[Purple, 2018]
El mejor punto de partida para esbozar lo que trato de lograr en mi obra es Alain Badiou, quien comienza La verdadera vida con la provocativa afirmación de que, de Sócrates en adelante, la función de la filosofía es corromper a la juventud, alienarla (o, mejor dicho, “extrañarla” en el sentido del verfremden de Brecht) del orden ideológico-político predominante, con el fin desembrar dudas radicales y permitirle pensar de manera autónoma. No es de extrañar que Sócrates, el “primer filósofo”, fuera también su primera víctima y recibiera la orden de beber veneno por parte del tribunal democrático de Atenas. ¿Y acaso no es esta persuasión otra manera de nombrar al mal, siendo este la perturbación del modo de vida establecido? Todos los filósofos incitan a pensar: Platón sometió las ideas y los mitos antiguos a un despiadado examen racional, Descartes socavó el armonioso universo medieval, Spinoza fue excomulgado, Hegel desató el poder destructivo de la negatividad, Nietzsche desmitificó la base misma de nuestra moralidad. Aunque a veces parezcan filósofos casi estatales, el poder establecido nunca estuvo a gusto con ellos. Prende, en esta serie debemos considerar, de forma previsible, a sus contrapartes, los filósofos “normalizadores” que intentan restaurar el equilibrio perdido y reconciliar la filosofía con el orden establecido: Aristóteles en relación con Platón, Tomás de Aquino con respecto al efervescente cristianismo primitivo, la teología racional posleibniziana con relación al cartesianismo, el neokantismo con respecto al caos poshegeliano...

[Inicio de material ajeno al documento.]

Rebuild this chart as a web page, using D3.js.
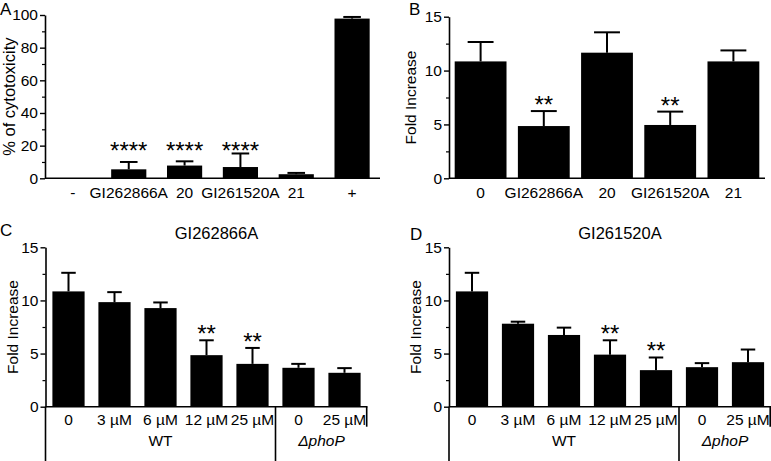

¿Significa esto que simplemente debemos elegir un bando en esta disyuntiva de “corromper a la juventud” o garantizar una estabilidad significativa? El problema es que hoy en día la simple oposición se complica: nuestra realidad capitalista global, impregnada por la ciencia, nos “incita a pensar”, ya que desafía las suposiciones más íntimas de una manera mucho más impactante que las especulaciones filosóficas más disparatadas, de modo que la tarea del filósofo ya no es socavar el edificio simbólico jerárquico que sostiene la estabilidad social, sino (retomando a Badiou) lograr que los jóvenes perciban los peligros del creciente orden nihilista que se presenta como dominio de las nuevas libertades. Vivimos en una era extraordinaria en la que no hay ninguna tradición en la que podamos basar nuestra identidad, ningún marco de universo significativo que nos permita llevar una vida más allá de la reproducción hedonista. Este Nuevo Desorden Mundial, esta civilización sin mundo que emerge de a poco, sin duda afecta a los jóvenes que oscilan entre la intensidad de vivir de forma plena (el goce sexual, las drogas, el alcohol, incluso la violencia) y el anhelo de triunfar (estudiar, hacer carrera en su profesión, ganar dinero dentro del orden capitalista existente). La transgresión permanente se convierte así en la norma. Recordemos la encrucijada actual de la sexualidad o del arte: ¿existe algo más aburrido, oportunista o estéril que sucumbir a la orden del superego de inventar incesantemente nuevas transgresiones y provocaciones artísticas (la performance del artista que se masturba en el escenario o se corta de manera masoquista, el escultor que exhibe cadáveres de animales en descomposición o excrementos humanos) o el mandato paralelo de participar en formas de sexualidad cada vez más “audaces”?
La única alternativa radical a esta locura parece ser la locura aún peor del fundamentalismo religioso, un repliegue violento a alguna tradición resucitada de forma artificial. La ironía suprema es que un retorno brutal a algún tipo de tradición ortodoxa (una inventada, por supuesto) se presenta como la “incitación a pensar” definitiva: ¿acaso los jóvenes terroristas suicidas no son la forma más radical de una juventud corrupta? La tarea principal de mi obra es, por lo tanto, la de discernir esta encrucijada y encontrar una salida.